How was 2014 for Tomi Ungerer?

The octogenarian artist, illustrator and author takes a look back at this and reveals what's happening next

Tomi Ungerer might have been awarded an Order of Merit medal by François Hollande at the Élysée Palace in Paris earlier this year, but the 83-year-old Phaidon author, artist and illustrator still has his misgivings. “If I look back at my early work, my insecurities are just dreadful,” he says in this, the first of our end-of-year interviews. “I used to do forty drawings a day, just on one subject.”

Ungerer, who published his first book The Mellops go Flying, over 57 years ago, has spent much the past twelve months preparing for two huge retrospectives: one at New York’s Drawing Center, 16 January – 22 March 2015; and another Kunsthaus Zurich, 30 October 2015 – 7 February 2016.
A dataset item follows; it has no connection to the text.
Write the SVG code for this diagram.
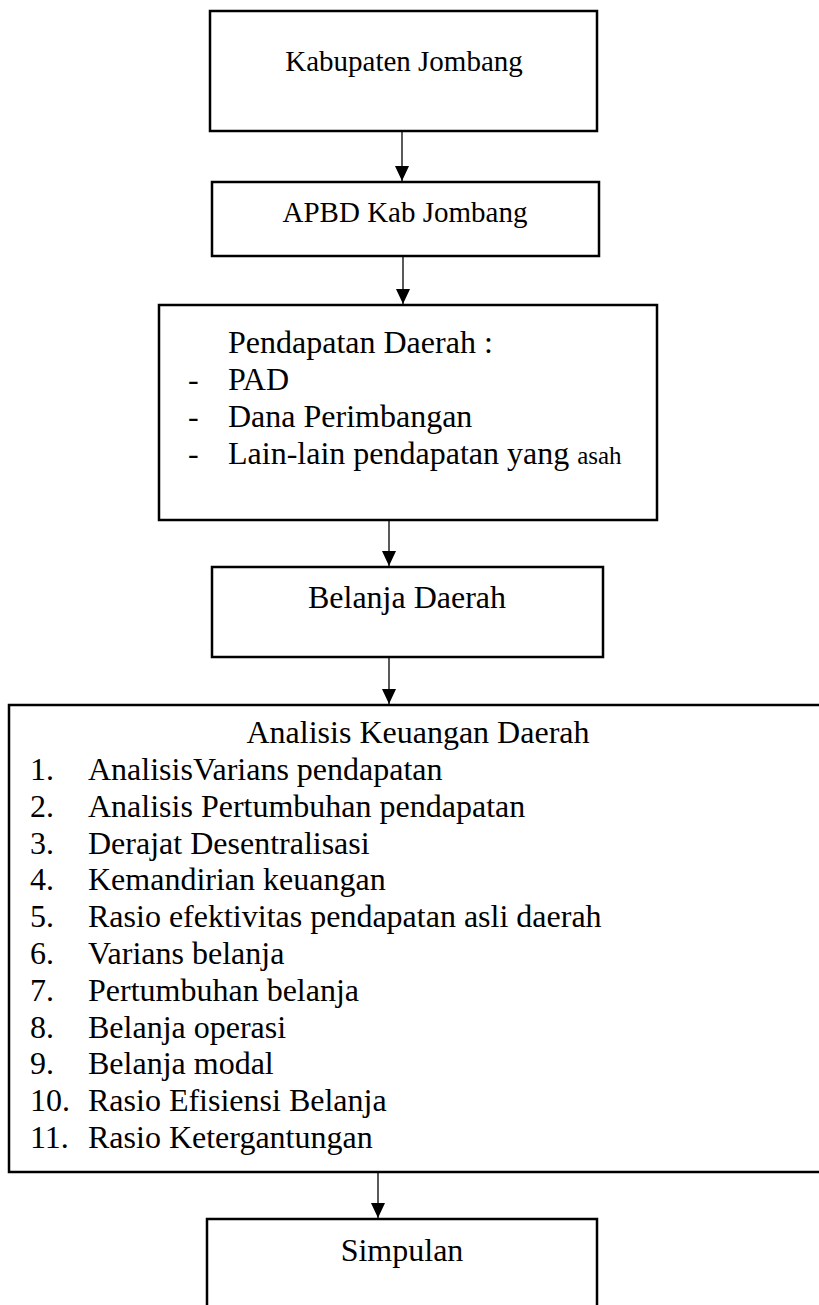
<svg xmlns="http://www.w3.org/2000/svg" width="819" height="1305" viewBox="0 0 819 1305">
<defs>
<style>
.box{fill:#fff;stroke:#000;stroke-width:2.5}
.t{font-family:"Liberation Serif","Times New Roman",serif;font-size:32px;fill:#000}
.c{text-anchor:middle}
.conn line{stroke:#000;stroke-width:1.3;marker-end:url(#ah)}
</style>
<marker id="ah" markerUnits="userSpaceOnUse" markerWidth="16" markerHeight="16" viewBox="0 0 16 16" refX="15" refY="8" orient="auto">
<path d="M0,1 L15,8 L0,15 Z" fill="#000"/>
</marker>
</defs>
<rect width="819" height="1305" fill="#fff"/>
<g id="connectors" class="conn">
<line x1="402" y1="131" x2="402" y2="181"/>
<line x1="403" y1="256" x2="403" y2="304"/>
<line x1="389" y1="520" x2="389" y2="566"/>
<line x1="389" y1="657" x2="389" y2="704"/>
<line x1="378" y1="1172" x2="378" y2="1218"/>
</g>
<g id="n1">
<rect class="box" x="210" y="11" width="387" height="120"/>
<text class="t c" x="404" y="71" style="font-size:29px">Kabupaten Jombang</text>
</g>
<g id="n2">
<rect class="box" x="212" y="182" width="387" height="74"/>
<text class="t c" x="405" y="222" style="font-size:29px">APBD Kab Jombang</text>
</g>
<g id="n3">
<rect class="box" x="159" y="305" width="498" height="215"/>
<text class="t" x="228" y="353">Pendapatan Daerah :</text>
<text class="t" x="188" y="390">-</text>
<text class="t" x="228" y="390">PAD</text>
<text class="t" x="188" y="427">-</text>
<text class="t" x="228" y="427">Dana Perimbangan</text>
<text class="t" x="188" y="464">-</text>
<text class="t" x="228" y="464">Lain-lain pendapatan yang <tspan style="font-size:25px">asah</tspan></text>
</g>
<g id="n4">
<rect class="box" x="212" y="567" width="391" height="90"/>
<text class="t c" x="407" y="608">Belanja Daerah</text>
</g>
<g id="n5">
<rect class="box" x="9" y="705" width="830" height="467"/>
<text class="t c" x="418" y="743">Analisis Keuangan Daerah</text>
<text class="t" x="30" y="780">1.</text><text class="t" x="88" y="780">AnalisisVarians pendapatan</text>
<text class="t" x="30" y="816.8">2.</text><text class="t" x="88" y="816.8">Analisis Pertumbuhan pendapatan</text>
<text class="t" x="30" y="853.6">3.</text><text class="t" x="88" y="853.6">Derajat Desentralisasi</text>
<text class="t" x="30" y="890.4">4.</text><text class="t" x="88" y="890.4">Kemandirian keuangan</text>
<text class="t" x="30" y="927.2">5.</text><text class="t" x="88" y="927.2">Rasio efektivitas pendapatan asli daerah</text>
<text class="t" x="30" y="964">6.</text><text class="t" x="88" y="964">Varians belanja</text>
<text class="t" x="30" y="1000.8">7.</text><text class="t" x="88" y="1000.8">Pertumbuhan belanja</text>
<text class="t" x="30" y="1037.6">8.</text><text class="t" x="88" y="1037.6">Belanja operasi</text>
<text class="t" x="30" y="1074.4">9.</text><text class="t" x="88" y="1074.4">Belanja modal</text>
<text class="t" x="30" y="1111.2">10.</text><text class="t" x="88" y="1111.2">Rasio Efisiensi Belanja</text>
<text class="t" x="30" y="1148">11.</text><text class="t" x="88" y="1148">Rasio Ketergantungan</text>
</g>
<g id="n6">
<rect class="box" x="207" y="1219" width="390" height="120"/>
<text class="t c" x="402" y="1261">Simpulan</text>
</g>
</svg>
Nevertheless, he’s also found time to work on a wide selection of children’s books, take in a little contemporary sculpture, and reflect on the merits of making art in later life. Read on to discover what stood out for him in 2014, and what he has planned for next year.

 

Tomi Ungerer and François Hollande
Tomi Ungerer and François Hollande

What was the thing that inspired you most this year?  I love biographies and books of correspondence, and so I loved In Tearing Haste: Letters Between Deborah Devonshire and Patrick Leigh Fermor. I was also completely blown away by the sculptures of Anthony Caro, which I saw at the Musée Würth France, Erstein. My sculptures are so flighty and superficial in comparison.
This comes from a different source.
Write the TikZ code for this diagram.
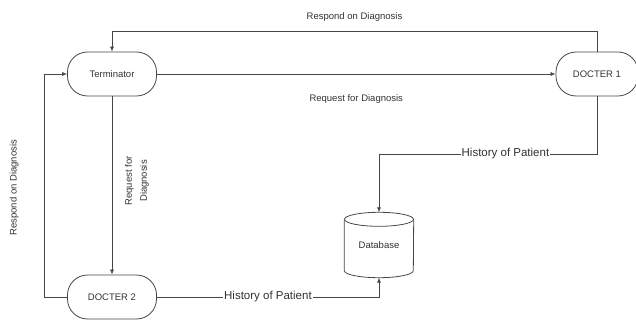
\documentclass[tikz,border=0pt]{standalone}
\usepackage{fontspec}
\setmainfont{Liberation Sans}
\usetikzlibrary{arrows.meta}
\definecolor{linec}{RGB}{70,70,70}
\definecolor{textc}{RGB}{50,50,50}

\begin{document}
\begin{tikzpicture}[x=1pt, y=-1pt,
  proc/.style={draw=linec, thick, rounded corners=20pt, minimum width=89pt, minimum height=44pt, inner sep=0pt, text=textc, font=\fontsize{9.5}{11}\selectfont},
  flow/.style={draw=linec, semithick, -{Latex[length=5pt,width=4pt]}},
  lbl/.style={text=textc, font=\fontsize{9.5}{11}\selectfont, inner sep=1pt},
  hlbl/.style={text=textc, fill=white, font=\fontsize{11.5}{13}\selectfont, inner sep=1pt}]
\useasboundingbox (0,0) rectangle (636,320);
\node[proc] (term) at (112,74) {Terminator};
\node[proc, minimum width=82pt] (doc1) at (597,74) {DOCTER 1};
\node[proc] (doc2) at (112,297) {DOCTER 2};
\node[minimum width=69pt, minimum height=65pt, inner sep=0pt, text=textc, font=\fontsize{9.5}{11}\selectfont] (db) at (379,245) {Database};
% cylinder outline of the database
\draw[linec, thick] ([yshift=-7pt]db.north) ellipse (34.5pt and 7pt);
\draw[linec, thick] ([yshift=-7pt]db.north west) -- ([yshift=7pt]db.south west) arc (180:360:34.5pt and 7pt) -- ([yshift=-7pt]db.north east);
\coordinate (t1) at (597,31);
\coordinate (t2) at (112,31);
\coordinate (h1) at (597,154);
\coordinate (h2) at (379,154);
\coordinate (h3) at (379,297);
\coordinate (r1) at (44,297);
\coordinate (r2) at (44,74);
\draw[flow] (doc1.north) -- (t1) -- node[lbl, above=8pt] {Respond on Diagnosis} (t2) -- (term.north);
\draw[flow] (term.east) -- node[lbl, below=19pt] {Request for Diagnosis} (doc1.west);
\draw[flow] (doc1.south) -- (h1) -- node[hlbl, pos=0.42] {History of Patient} (h2) -- (db.north);
\draw[flow] (term.south) -- (doc2.north);
\node[lbl, rotate=90, align=center] (lreq) at (137,181) {Request for\\[4pt]Diagnosis};
\draw[flow] (doc2.east) -- node[hlbl] {History of Patient} (h3) -- (db.south);
\draw[flow] (doc2.west) -- (r1) -- node[lbl, rotate=90, pos=0.49, above=24pt] {Respond on Diagnosis} (r2) -- (term.west);
\end{tikzpicture}
\end{document}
What was your personal working highlight this year? I’ve been working on my two exhibitions for next year: one at the Kunsthaus Zurich, and the other at New York’s Drawing Center. I’ve been making sculptures and collages, and I’ve also been writing, writing, writing! I’ve my second volume of aphorisms coming out in both French and German, and I’m finishing a book of poems for children, very much influenced by Edward Lear and Lewis Carol.

 

Christmas Eve at the Mellops' by Tomi Ungerer
Christmas Eve at the Mellops' by Tomi Ungerer

What can we expect from you in 2015? I hope to stay alive! I have no plans, or rather I make three or four year plans, every two years; I still want to do a book on witches, for example. Yet get sidetracked easily. Still, for the first time in years I have been really happy with what I’ve been doing. After you get to eighty you’re able to sum it all up and distill it all. Life is a distillery and it's at the end you get a few drops.